Senator Dianne Feinstein, the Democrat chairwoman of the Intelligence Committee, said that her committee would "absolutely" demand an explanation.
An FBI case involving the CIA director "could have had an effect on national security," she said. "I think we should have been told."
But the bureau's history would make the privacy question especially significant; in his decades-long reign as the FBI's first director, J. Edgar Hoover sometimes directed agents to spy improperly on the sex lives of public figures and then used the resulting information to put pressure on or blackmail them.
Law enforcement officials defended the FBI's handling of the case. "There are a lot of sensitivities in a case like this," a senior law enforcement official said. "There were hints of possible intelligence and security issues, but they were unproven. You constantly ask yourself, 'What are the notification requirements? What are the privacy issues?"'
Republicans have also pointed to the fact that Petraeus was days away from testifying about the September 11 attack on the US consulate in Benghazi, Libya as evidence of some kind of conspiracy.
Petraeus had been due to testify on Thursday about the Benghazi attacks that killed US Ambassador Chris Stevens and three other Americans. The CIA deputy director, Michael Morell, now acting director, will testify in his place.
The stunning departure of Petraeus has left Obama with an added headache as he begins his second term.
The president will probably have to replace not only departing Secretary of State Hillary Clinton, but also Defence Secretary Leon Panetta and Treasury Secretary Tim Geithner.
The New York Times, The Guardian, Agence France-Presse
Timeline: Petraeus' road to ruin
Spring 2006: Paula Broadwell meets David Petraeus at a Harvard University function.
2008: Broadwell decides to pursue a doctorate in public policy and conduct a case study on Petraeus' leadership. Petraeus invites her to go on a run in Washington.
2010: Petraeus is put in charge of the war in Afghanistan and Broadwell would visit and observe him there.

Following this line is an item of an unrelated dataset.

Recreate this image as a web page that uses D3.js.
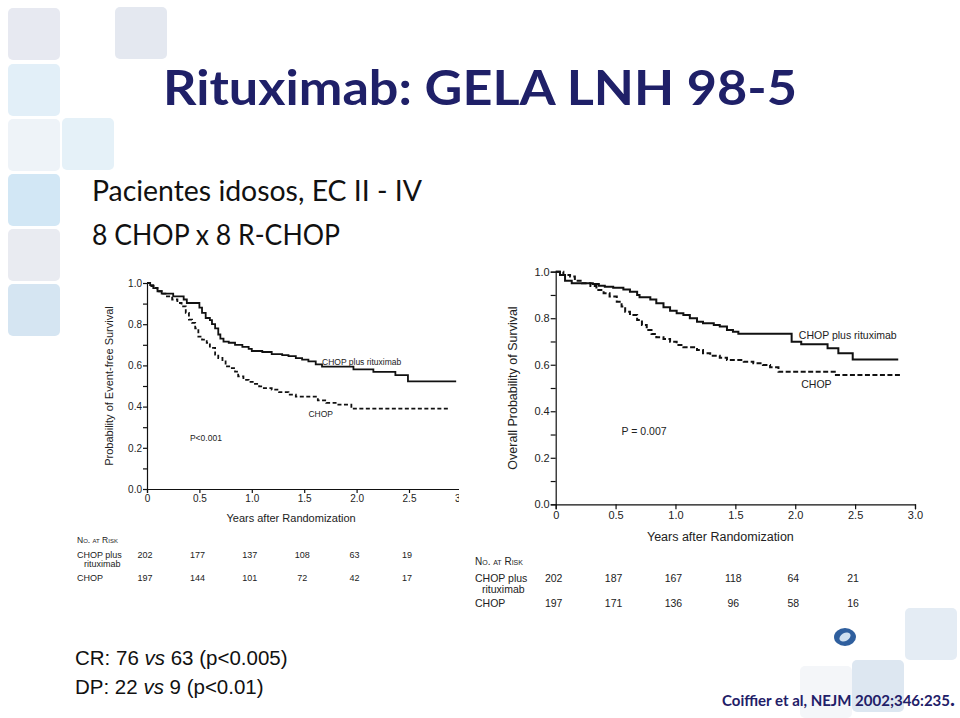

August 2011: Petraeus retires after nearly four decades in the US Army.
Sept. 6, 2011: Petraeus sworn in as CIA director.
January 2012: Biography of Petraeus co-authored by Broadwell, All In: The Education of General David Petraeus, is published.
2011-2012: Broadwell and Petraeus affair started after he left military service and ended about four months ago. Sometime within the past four or five months - one official said "early summer" - a woman complained to the FBI about harassing e-mails that were later determined to have been written by Broadwell. In the course of investigating that complaint, the FBI discovered an affair between Broadwell and Petraeus.
Week of Oct 21: Federal investigators interview Broadwell.
Week of Oct 28: Federal investigators interview Petraeus. Prosecutors conclude afterward they likely will not bring criminal charges.
Tuesday, Nov 6, Election Day, at about 5pm: the FBI notifies Director of National Intelligence James Clapper about Petraeus. Clapper speaks to Petraeus that evening and again on Wednesday and advises him to step down.
Wednesday, Nov 7: Clapper informs White House National Security Council official that Petraeus may resign and President Barack Obama should be informed. The president is told about it later that day.
Thursday, Nov 8: At 11am, a Petraeus meeting with foreign dignitaries scheduled for 2.30pm is cancelled and his visitors are informed he has to go to the White House to meet Obama. Petraeus offers his resignation, explaining the circumstances behind it. Obama did not immediately accept the resignation.
Friday, Nov 9: Obama calls Petraeus and accepts his resignation.